__Your objective__
Retype each line of the material exactly, please, skipping any picture in it.

__Information provided__
>> begin
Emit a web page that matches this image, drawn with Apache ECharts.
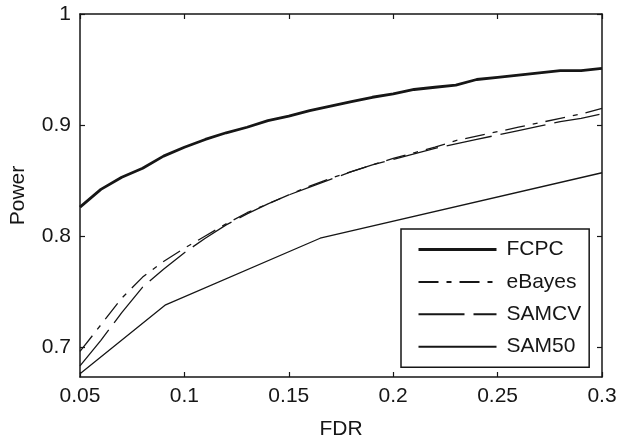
<!DOCTYPE html>
<html>
<head>
<meta charset="utf-8">
<script src="https://cdn.jsdelivr.net/npm/echarts@6/dist/echarts.min.js"></script>
<style>
  html, body { margin: 0; padding: 0; background: #fff; }
  #chart { width: 624px; height: 445px; }
</style>
</head>
<body>
<div id="chart"></div>
<script>
// FDR grid shared by the three smooth curves
const fdr = [0.05, 0.06, 0.07, 0.08, 0.09, 0.1, 0.11, 0.12, 0.13, 0.14, 0.15, 0.16, 0.17,
  0.18, 0.19, 0.2, 0.21, 0.22, 0.23, 0.24, 0.25, 0.26, 0.27, 0.28, 0.29, 0.3]
const fcpc = [0.826, 0.842, 0.853, 0.861, 0.872, 0.880, 0.887, 0.893, 0.898, 0.904, 0.908, 0.913, 0.917,
  0.921, 0.925, 0.928, 0.932, 0.934, 0.936, 0.941, 0.943, 0.945, 0.947, 0.949, 0.949, 0.951]
const ebayes = [0.696, 0.720, 0.744, 0.763, 0.777, 0.789, 0.800, 0.811, 0.821, 0.829, 0.837, 0.845, 0.852,
  0.858, 0.864, 0.870, 0.875, 0.880, 0.886, 0.890, 0.894, 0.898, 0.902, 0.906, 0.910, 0.915]
const samcv = [0.683, 0.706, 0.731, 0.754, 0.770, 0.785, 0.798, 0.810, 0.820, 0.829, 0.837, 0.844, 0.851,
  0.858, 0.864, 0.869, 0.874, 0.879, 0.883, 0.887, 0.891, 0.895, 0.899, 0.903, 0.906, 0.910]
// SAM50 has only a few points
const sam50Fdr = [0.05, 0.091, 0.165, 0.3]
const sam50 = [0.676, 0.738, 0.798, 0.857]

const xTicks = [0.05, 0.1, 0.15, 0.2, 0.25, 0.3]
const yTicks = [0.7, 0.8, 0.9, 1]

const pairs = (xs, ys) => xs.map((x, i) => [x, ys[i]])

const ink = '#161616'
const font = 'Liberation Sans, Arial, Helvetica, sans-serif'

const chart = echarts.init(document.getElementById('chart'))

const baseX = {
  type: 'value',
  min: 0.05,
  max: 0.3,
  axisLine: { show: true, onZero: false, lineStyle: { color: ink, width: 1.5 } },
  axisTick: { show: true, inside: true, length: 5, customValues: xTicks, lineStyle: { color: ink, width: 1.2 } },
  splitLine: { show: false }
}
const baseY = {
  type: 'value',
  min: 0.673,
  max: 1,
  axisLine: { show: true, onZero: false, lineStyle: { color: ink, width: 1.5 } },
  axisTick: { show: true, inside: true, length: 5, customValues: yTicks, lineStyle: { color: ink, width: 1.2 } },
  splitLine: { show: false }
}

chart.setOption({
  animation: false,
  backgroundColor: '#fff',
  grid: { left: 76, right: 22, top: 14, bottom: 67 },
  xAxis: [
    {
      ...baseX,
      position: 'bottom',
      name: 'FDR',
      nameLocation: 'middle',
      nameGap: 42,
      nameTextStyle: { color: ink, fontSize: 21, fontFamily: font },
      axisLabel: {
        show: true, margin: 9, color: ink, fontSize: 21, fontFamily: font,
        customValues: xTicks,
        formatter: (v) => String(+v.toFixed(2))
      }
    },
    { ...baseX, position: 'top', axisLabel: { show: false } }
  ],
  yAxis: [
    {
      ...baseY,
      position: 'left',
      name: 'Power',
      nameLocation: 'middle',
      nameGap: 51,
      nameTextStyle: { color: ink, fontSize: 21, fontFamily: font },
      axisLabel: {
        show: true, margin: 9, color: ink, fontSize: 21, fontFamily: font,
        customValues: yTicks,
        formatter: (v) => String(+v.toFixed(1))
      }
    },
    { ...baseY, position: 'right', axisLabel: { show: false } }
  ],
  legend: {
    orient: 'vertical',
    left: 401,
    top: 229,
    padding: [10, 8, 10, 16],
    itemWidth: 78,
    itemHeight: 14,
    itemGap: 11.4,
    borderColor: ink,
    borderWidth: 1.5,
    backgroundColor: '#fff',
    itemStyle: { opacity: 0 },
    textStyle: { color: ink, fontSize: 21, fontFamily: font, padding: [0, 0, 0, 5] },
    data: [
      { name: 'FCPC', lineStyle: { width: 3 } },
      'eBayes',
      'SAMCV',
      'SAM50'
    ]
  },
  series: [
    {
      name: 'FCPC', type: 'line', symbol: 'none',
      data: pairs(fdr, fcpc),
      lineStyle: { color: ink, width: 2.8 },
      itemStyle: { color: ink }
    },
    {
      name: 'eBayes', type: 'line', symbol: 'none',
      data: pairs(fdr, ebayes),
      lineStyle: { color: ink, width: 1.3, type: [20, 8, 5, 8] },
      itemStyle: { color: ink }
    },
    {
      name: 'SAMCV', type: 'line', symbol: 'none',
      data: pairs(fdr, samcv),
      lineStyle: { color: ink, width: 1.3, type: [46, 9] },
      itemStyle: { color: ink }
    },
    {
      name: 'SAM50', type: 'line', symbol: 'none',
      data: pairs(sam50Fdr, sam50),
      lineStyle: { color: ink, width: 1.3 },
      itemStyle: { color: ink }
    }
  ]
})
</script>
</body>
</html>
>> end
__Expected answer__
Emit a web page that matches this image, drawn with Apache ECharts.
<!DOCTYPE html>
<html>
<head>
<meta charset="utf-8">
<script src="https://cdn.jsdelivr.net/npm/echarts@6/dist/echarts.min.js"></script>
<style>
  html, body { margin: 0; padding: 0; background: #fff; }
  #chart { width: 624px; height: 445px; }
</style>
</head>
<body>
<div id="chart"></div>
<script>
// FDR grid shared by the three smooth curves
const fdr = [0.05, 0.06, 0.07, 0.08, 0.09, 0.1, 0.11, 0.12, 0.13, 0.14, 0.15, 0.16, 0.17,
  0.18, 0.19, 0.2, 0.21, 0.22, 0.23, 0.24, 0.25, 0.26, 0.27, 0.28, 0.29, 0.3]
const fcpc = [0.826, 0.842, 0.853, 0.861, 0.872, 0.880, 0.887, 0.893, 0.898, 0.904, 0.908, 0.913, 0.917,
  0.921, 0.925, 0.928, 0.932, 0.934, 0.936, 0.941, 0.943, 0.945, 0.947, 0.949, 0.949, 0.951]
const ebayes = [0.696, 0.720, 0.744, 0.763, 0.777, 0.789, 0.800, 0.811, 0.821, 0.829, 0.837, 0.845, 0.852,
  0.858, 0.864, 0.870, 0.875, 0.880, 0.886, 0.890, 0.894, 0.898, 0.902, 0.906, 0.910, 0.915]
const samcv = [0.683, 0.706, 0.731, 0.754, 0.770, 0.785, 0.798, 0.810, 0.820, 0.829, 0.837, 0.844, 0.851,
  0.858, 0.864, 0.869, 0.874, 0.879, 0.883, 0.887, 0.891, 0.895, 0.899, 0.903, 0.906, 0.910]
// SAM50 has only a few points
const sam50Fdr = [0.05, 0.091, 0.165, 0.3]
const sam50 = [0.676, 0.738, 0.798, 0.857]

const xTicks = [0.05, 0.1, 0.15, 0.2, 0.25, 0.3]
const yTicks = [0.7, 0.8, 0.9, 1]

const pairs = (xs, ys) => xs.map((x, i) => [x, ys[i]])

const ink = '#161616'
const font = 'Liberation Sans, Arial, Helvetica, sans-serif'

const chart = echarts.init(document.getElementById('chart'))

const baseX = {
  type: 'value',
  min: 0.05,
  max: 0.3,
  axisLine: { show: true, onZero: false, lineStyle: { color: ink, width: 1.5 } },
  axisTick: { show: true, inside: true, length: 5, customValues: xTicks, lineStyle: { color: ink, width: 1.2 } },
  splitLine: { show: false }
}
const baseY = {
  type: 'value',
  min: 0.673,
  max: 1,
  axisLine: { show: true, onZero: false, lineStyle: { color: ink, width: 1.5 } },
  axisTick: { show: true, inside: true, length: 5, customValues: yTicks, lineStyle: { color: ink, width: 1.2 } },
  splitLine: { show: false }
}

chart.setOption({
  animation: false,
  backgroundColor: '#fff',
  grid: { left: 76, right: 22, top: 14, bottom: 67 },
  xAxis: [
    {
      ...baseX,
      position: 'bottom',
      name: 'FDR',
      nameLocation: 'middle',
      nameGap: 42,
      nameTextStyle: { color: ink, fontSize: 21, fontFamily: font },
      axisLabel: {
        show: true, margin: 9, color: ink, fontSize: 21, fontFamily: font,
        customValues: xTicks,
        formatter: (v) => String(+v.toFixed(2))
      }
    },
    { ...baseX, position: 'top', axisLabel: { show: false } }
  ],
  yAxis: [
    {
      ...baseY,
      position: 'left',
      name: 'Power',
      nameLocation: 'middle',
      nameGap: 51,
      nameTextStyle: { color: ink, fontSize: 21, fontFamily: font },
      axisLabel: {
        show: true, margin: 9, color: ink, fontSize: 21, fontFamily: font,
        customValues: yTicks,
        formatter: (v) => String(+v.toFixed(1))
      }
    },
    { ...baseY, position: 'right', axisLabel: { show: false } }
  ],
  legend: {
    orient: 'vertical',
    left: 401,
    top: 229,
    padding: [10, 8, 10, 16],
    itemWidth: 78,
    itemHeight: 14,
    itemGap: 11.4,
    borderColor: ink,
    borderWidth: 1.5,
    backgroundColor: '#fff',
    itemStyle: { opacity: 0 },
    textStyle: { color: ink, fontSize: 21, fontFamily: font, padding: [0, 0, 0, 5] },
    data: [
      { name: 'FCPC', lineStyle: { width: 3 } },
      'eBayes',
      'SAMCV',
      'SAM50'
    ]
  },
  series: [
    {
      name: 'FCPC', type: 'line', symbol: 'none',
      data: pairs(fdr, fcpc),
      lineStyle: { color: ink, width: 2.8 },
      itemStyle: { color: ink }
    },
    {
      name: 'eBayes', type: 'line', symbol: 'none',
      data: pairs(fdr, ebayes),
      lineStyle: { color: ink, width: 1.3, type: [20, 8, 5, 8] },
      itemStyle: { color: ink }
    },
    {
      name: 'SAMCV', type: 'line', symbol: 'none',
      data: pairs(fdr, samcv),
      lineStyle: { color: ink, width: 1.3, type: [46, 9] },
      itemStyle: { color: ink }
    },
    {
      name: 'SAM50', type: 'line', symbol: 'none',
      data: pairs(sam50Fdr, sam50),
      lineStyle: { color: ink, width: 1.3 },
      itemStyle: { color: ink }
    }
  ]
})
</script>
</body>
</html>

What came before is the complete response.